- [Your objective]: Images are not part of the copy; write out the rest of the data exactly as given.

----- Source excerpt

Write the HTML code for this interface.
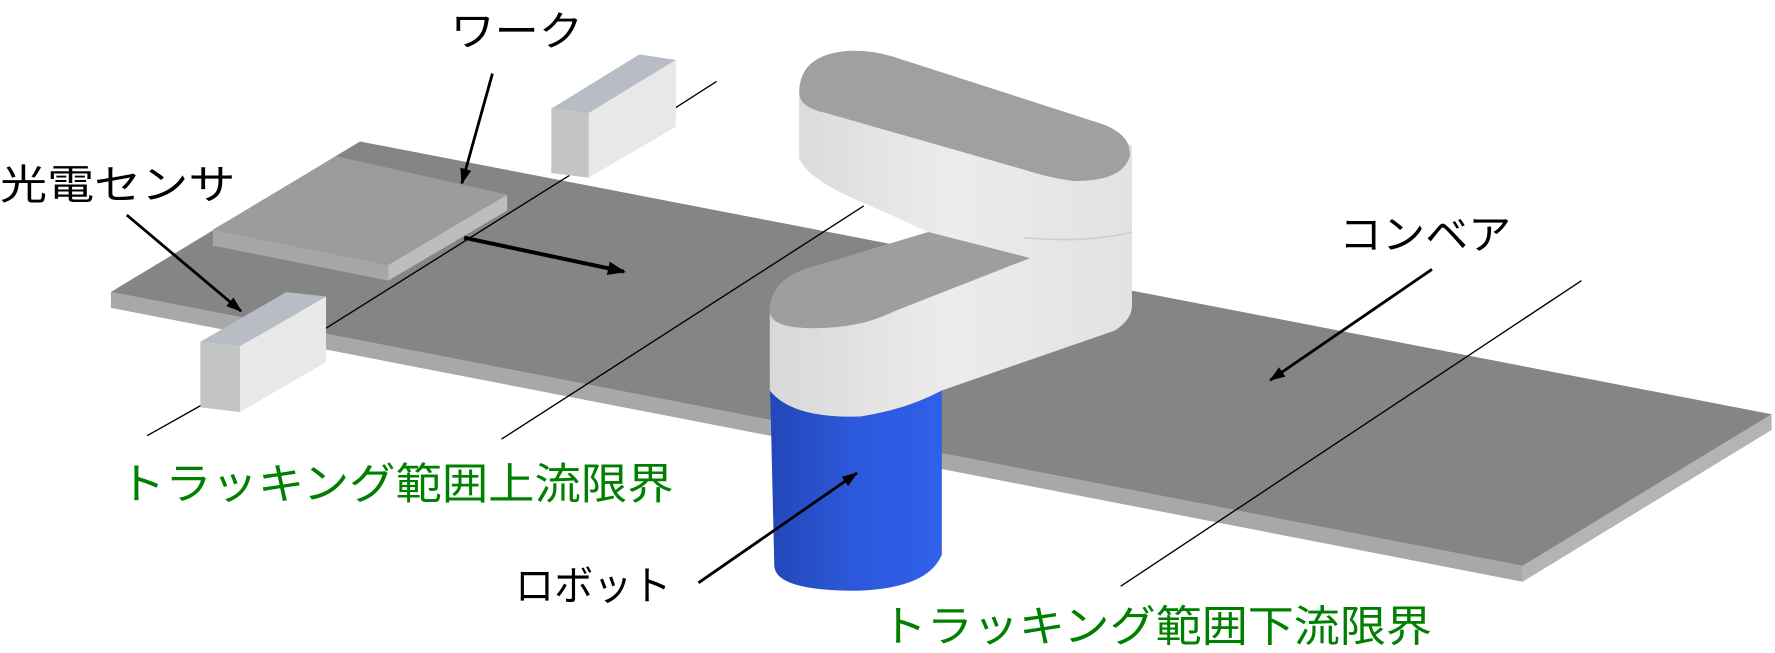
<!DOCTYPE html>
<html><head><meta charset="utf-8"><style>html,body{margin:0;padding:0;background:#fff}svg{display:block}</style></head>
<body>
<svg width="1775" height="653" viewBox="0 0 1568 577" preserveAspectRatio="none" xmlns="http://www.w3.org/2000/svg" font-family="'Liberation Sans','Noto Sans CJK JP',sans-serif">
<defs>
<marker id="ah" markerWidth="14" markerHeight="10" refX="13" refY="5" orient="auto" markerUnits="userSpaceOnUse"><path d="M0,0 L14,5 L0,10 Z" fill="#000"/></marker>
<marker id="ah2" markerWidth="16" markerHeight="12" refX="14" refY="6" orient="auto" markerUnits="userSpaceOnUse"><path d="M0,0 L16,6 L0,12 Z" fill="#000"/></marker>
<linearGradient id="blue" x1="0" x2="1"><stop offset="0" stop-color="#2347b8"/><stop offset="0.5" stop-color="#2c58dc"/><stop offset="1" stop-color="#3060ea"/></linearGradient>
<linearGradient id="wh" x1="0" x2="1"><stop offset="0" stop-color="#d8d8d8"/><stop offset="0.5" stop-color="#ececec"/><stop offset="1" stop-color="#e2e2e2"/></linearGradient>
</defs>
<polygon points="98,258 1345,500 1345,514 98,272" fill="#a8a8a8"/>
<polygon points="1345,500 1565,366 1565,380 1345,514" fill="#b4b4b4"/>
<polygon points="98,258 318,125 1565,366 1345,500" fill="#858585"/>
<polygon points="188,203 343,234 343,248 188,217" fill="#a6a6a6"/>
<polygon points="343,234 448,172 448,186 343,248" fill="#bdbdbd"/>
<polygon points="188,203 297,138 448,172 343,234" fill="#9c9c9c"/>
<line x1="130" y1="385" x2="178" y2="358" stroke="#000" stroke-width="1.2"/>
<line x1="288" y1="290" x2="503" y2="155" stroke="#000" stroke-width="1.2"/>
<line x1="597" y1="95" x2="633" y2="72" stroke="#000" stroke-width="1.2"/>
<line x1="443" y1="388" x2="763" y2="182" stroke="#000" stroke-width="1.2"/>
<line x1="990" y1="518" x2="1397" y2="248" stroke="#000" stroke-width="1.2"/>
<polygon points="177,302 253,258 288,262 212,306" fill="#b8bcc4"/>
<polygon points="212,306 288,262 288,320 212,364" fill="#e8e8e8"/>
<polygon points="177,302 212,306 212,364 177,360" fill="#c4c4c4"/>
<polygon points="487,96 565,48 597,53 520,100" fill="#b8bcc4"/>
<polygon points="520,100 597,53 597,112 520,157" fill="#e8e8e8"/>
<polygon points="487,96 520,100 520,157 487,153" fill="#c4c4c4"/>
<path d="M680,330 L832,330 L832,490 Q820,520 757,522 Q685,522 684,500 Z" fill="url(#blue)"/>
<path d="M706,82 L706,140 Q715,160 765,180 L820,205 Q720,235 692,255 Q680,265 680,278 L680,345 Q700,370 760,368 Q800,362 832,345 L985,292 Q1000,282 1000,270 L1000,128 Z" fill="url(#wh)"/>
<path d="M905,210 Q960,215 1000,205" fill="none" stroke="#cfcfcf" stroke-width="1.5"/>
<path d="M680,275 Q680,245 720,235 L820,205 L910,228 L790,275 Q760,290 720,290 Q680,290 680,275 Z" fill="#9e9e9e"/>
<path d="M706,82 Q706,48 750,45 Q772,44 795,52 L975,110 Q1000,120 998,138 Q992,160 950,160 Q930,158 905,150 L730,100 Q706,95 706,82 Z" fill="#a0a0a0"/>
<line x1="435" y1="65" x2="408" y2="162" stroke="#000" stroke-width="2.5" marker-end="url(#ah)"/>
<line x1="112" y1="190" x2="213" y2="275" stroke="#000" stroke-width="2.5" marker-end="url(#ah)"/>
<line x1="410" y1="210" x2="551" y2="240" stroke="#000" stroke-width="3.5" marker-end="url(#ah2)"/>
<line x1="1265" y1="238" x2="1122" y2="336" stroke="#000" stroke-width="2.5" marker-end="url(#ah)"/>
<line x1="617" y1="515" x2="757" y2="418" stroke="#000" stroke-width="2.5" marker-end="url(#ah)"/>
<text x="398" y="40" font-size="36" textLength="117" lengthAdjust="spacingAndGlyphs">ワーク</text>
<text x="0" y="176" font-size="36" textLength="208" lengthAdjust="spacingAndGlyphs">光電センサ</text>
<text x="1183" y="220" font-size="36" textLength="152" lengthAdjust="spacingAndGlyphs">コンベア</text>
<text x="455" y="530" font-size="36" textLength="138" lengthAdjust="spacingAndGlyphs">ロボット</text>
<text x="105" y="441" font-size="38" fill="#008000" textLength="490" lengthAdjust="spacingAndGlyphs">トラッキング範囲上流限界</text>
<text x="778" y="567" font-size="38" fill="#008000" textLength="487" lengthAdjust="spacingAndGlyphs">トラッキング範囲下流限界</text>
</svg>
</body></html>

----------

- [Output]:
Write the HTML code for this interface.
<!DOCTYPE html>
<html><head><meta charset="utf-8"><style>html,body{margin:0;padding:0;background:#fff}svg{display:block}</style></head>
<body>
<svg width="1775" height="653" viewBox="0 0 1568 577" preserveAspectRatio="none" xmlns="http://www.w3.org/2000/svg" font-family="'Liberation Sans','Noto Sans CJK JP',sans-serif">
<defs>
<marker id="ah" markerWidth="14" markerHeight="10" refX="13" refY="5" orient="auto" markerUnits="userSpaceOnUse"><path d="M0,0 L14,5 L0,10 Z" fill="#000"/></marker>
<marker id="ah2" markerWidth="16" markerHeight="12" refX="14" refY="6" orient="auto" markerUnits="userSpaceOnUse"><path d="M0,0 L16,6 L0,12 Z" fill="#000"/></marker>
<linearGradient id="blue" x1="0" x2="1"><stop offset="0" stop-color="#2347b8"/><stop offset="0.5" stop-color="#2c58dc"/><stop offset="1" stop-color="#3060ea"/></linearGradient>
<linearGradient id="wh" x1="0" x2="1"><stop offset="0" stop-color="#d8d8d8"/><stop offset="0.5" stop-color="#ececec"/><stop offset="1" stop-color="#e2e2e2"/></linearGradient>
</defs>
<polygon points="98,258 1345,500 1345,514 98,272" fill="#a8a8a8"/>
<polygon points="1345,500 1565,366 1565,380 1345,514" fill="#b4b4b4"/>
<polygon points="98,258 318,125 1565,366 1345,500" fill="#858585"/>
<polygon points="188,203 343,234 343,248 188,217" fill="#a6a6a6"/>
<polygon points="343,234 448,172 448,186 343,248" fill="#bdbdbd"/>
<polygon points="188,203 297,138 448,172 343,234" fill="#9c9c9c"/>
<line x1="130" y1="385" x2="178" y2="358" stroke="#000" stroke-width="1.2"/>
<line x1="288" y1="290" x2="503" y2="155" stroke="#000" stroke-width="1.2"/>
<line x1="597" y1="95" x2="633" y2="72" stroke="#000" stroke-width="1.2"/>
<line x1="443" y1="388" x2="763" y2="182" stroke="#000" stroke-width="1.2"/>
<line x1="990" y1="518" x2="1397" y2="248" stroke="#000" stroke-width="1.2"/>
<polygon points="177,302 253,258 288,262 212,306" fill="#b8bcc4"/>
<polygon points="212,306 288,262 288,320 212,364" fill="#e8e8e8"/>
<polygon points="177,302 212,306 212,364 177,360" fill="#c4c4c4"/>
<polygon points="487,96 565,48 597,53 520,100" fill="#b8bcc4"/>
<polygon points="520,100 597,53 597,112 520,157" fill="#e8e8e8"/>
<polygon points="487,96 520,100 520,157 487,153" fill="#c4c4c4"/>
<path d="M680,330 L832,330 L832,490 Q820,520 757,522 Q685,522 684,500 Z" fill="url(#blue)"/>
<path d="M706,82 L706,140 Q715,160 765,180 L820,205 Q720,235 692,255 Q680,265 680,278 L680,345 Q700,370 760,368 Q800,362 832,345 L985,292 Q1000,282 1000,270 L1000,128 Z" fill="url(#wh)"/>
<path d="M905,210 Q960,215 1000,205" fill="none" stroke="#cfcfcf" stroke-width="1.5"/>
<path d="M680,275 Q680,245 720,235 L820,205 L910,228 L790,275 Q760,290 720,290 Q680,290 680,275 Z" fill="#9e9e9e"/>
<path d="M706,82 Q706,48 750,45 Q772,44 795,52 L975,110 Q1000,120 998,138 Q992,160 950,160 Q930,158 905,150 L730,100 Q706,95 706,82 Z" fill="#a0a0a0"/>
<line x1="435" y1="65" x2="408" y2="162" stroke="#000" stroke-width="2.5" marker-end="url(#ah)"/>
<line x1="112" y1="190" x2="213" y2="275" stroke="#000" stroke-width="2.5" marker-end="url(#ah)"/>
<line x1="410" y1="210" x2="551" y2="240" stroke="#000" stroke-width="3.5" marker-end="url(#ah2)"/>
<line x1="1265" y1="238" x2="1122" y2="336" stroke="#000" stroke-width="2.5" marker-end="url(#ah)"/>
<line x1="617" y1="515" x2="757" y2="418" stroke="#000" stroke-width="2.5" marker-end="url(#ah)"/>
<text x="398" y="40" font-size="36" textLength="117" lengthAdjust="spacingAndGlyphs">ワーク</text>
<text x="0" y="176" font-size="36" textLength="208" lengthAdjust="spacingAndGlyphs">光電センサ</text>
<text x="1183" y="220" font-size="36" textLength="152" lengthAdjust="spacingAndGlyphs">コンベア</text>
<text x="455" y="530" font-size="36" textLength="138" lengthAdjust="spacingAndGlyphs">ロボット</text>
<text x="105" y="441" font-size="38" fill="#008000" textLength="490" lengthAdjust="spacingAndGlyphs">トラッキング範囲上流限界</text>
<text x="778" y="567" font-size="38" fill="#008000" textLength="487" lengthAdjust="spacingAndGlyphs">トラッキング範囲下流限界</text>
</svg>
</body></html>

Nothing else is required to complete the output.